Noviembre es muy especial para mí, no solo porque en él nací hace un montón de años, sino porque es el mes de los que ya no están. Las personas que más quiero han nacido o han muerto en ese período del año. Puedo hablar de los muertos apaciblemente, sin tristeza ni desasosiego, porque ha pasado el tiempo necesario para que ya no me duela tanto su ausencia. Al principio, no me entraba en la cabeza que no estuvieran en algunaparte. Lo razonable eracreer que, antes o después, los encontraría en cualquier lugar.

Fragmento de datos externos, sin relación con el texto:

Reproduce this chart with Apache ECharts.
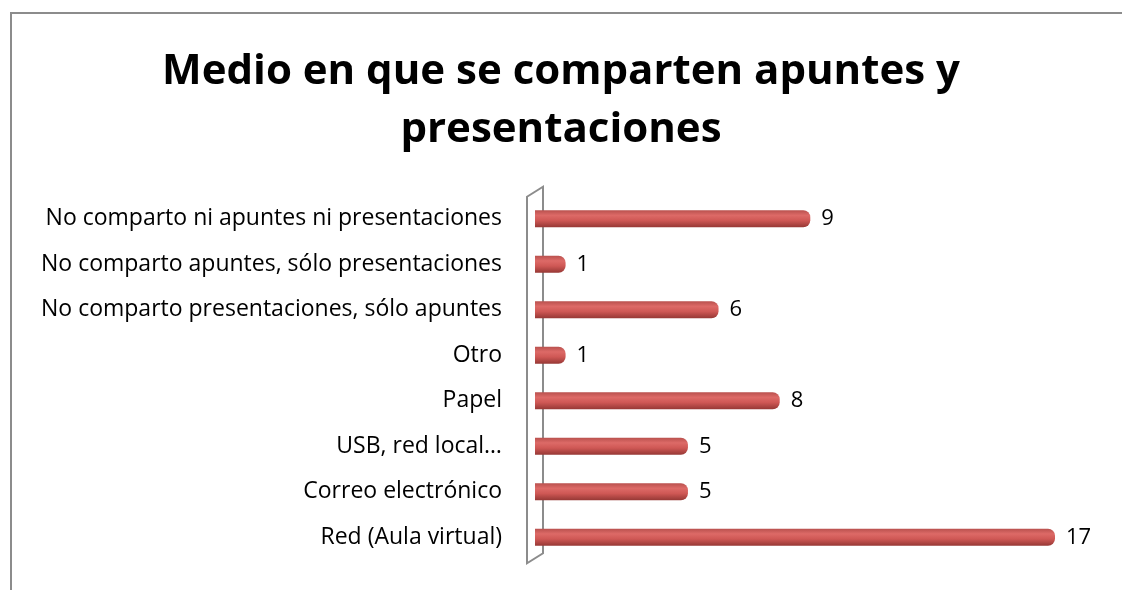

¡Qué paradójico es tener que morir para alcanzar la inmortalidad! Me consolaba pensando que solo morirían definitivamente cuando dejara de recordarlos. Como no quiero que se vayan desdibujando, hoy, sin atizar demasiado la nostalgia, me gustaría honrar a quien me enseñó algo importante; una persona con la que tuve multitud de dificultades felizmente superadas. No somos conscientes de que hasta los actos más insignificantes se van acumulando y terminan teniendo consecuencias, tanto para lo bueno como para lo malo. Me convenció, por ejemplo, de que necesitamos tener conflictos para saber cuánto estamos dispuestos a amar, porque la prueba esencial del amor es la capacidad de perdonar. Quizá, por eso, soy tan conflictiva con las personas queridas. Ahora lo entiendo. La última prueba superada fue aceptar que se había ido para siempre y que mis recuerdos lo harían inmortal.Después de decirme que, en realidad, la situación había llegado a un punto en el que sólo vivía por no darme un disgusto, se fue y me dejo sola, precisamente, para que yo aprendiese a valorar con más sabiduría la fugacidad de la vida.
En realidad, es lo que hacemos todos, estar vivos para los demás. Pues bien, a esa persona tan querida, recuerdo que le fascinaba el mundo árabe porque le situaba en la intemporalidad. Sentirnos fuera del tiempo es la mejor manera de saber a ciencia cierta el lugar diminuto que ocupamos, no ya en el universo, sino en la tierra. Viajaba para perderse, no para encontrarse a sí mismo, para emprender una ruta sin fin, para dejarlo todo atrás, llegar vacío al punto de destino y contemplar lo extraño, de la mano de gente amable que nos enseña a mirar de otro modo y a llamar las cosas con diferentes nombres. Era muy gustoso descubrir ciudades destartaladas, anárquicas, desconcertantemente hermosas, con callejuelas repletas de gente ruidosa, que huelen a menta, incienso, azafrán, mirra, dátiles, telas, perfumes densos y dulces recién horneados. Juntos fuimos a visitar desiertos, necrópolis, pirámides, templos, zocos, mezquitas y también un hammam muy similar al que estoy disfrutando en este preciso instante. Como casi todo el mundo, soy muy contradictoria. Quizá la sabiduría consiste en dosificar ambos elementos en su justa medida: lo anárquico, caótico y desordenado con la quietud, el silencio y el vacío. Hay que parar, sumergirse en el agua de un hammam para limpiar el cuerpo, pero, sobre todo, la mente, gozar del momento sin ansiedad y recuperar la calma. La quietud, el silencio y el agua son una alianza sublime, que permite situarnos entre el cielo y la tierra, lo celestial y lo humano. Y este noviembre propicio para el silencio, como casi todos, es muy especial para mí porque sigo teniendo esperanza y lo estoy celebrando sumergida en un baño cálido.
No en vano, el agua es el símbolo que une a las tres culturas que convivieron pacíficamente en Al Ándalus. Lástima que muchos lo hayan olvidado.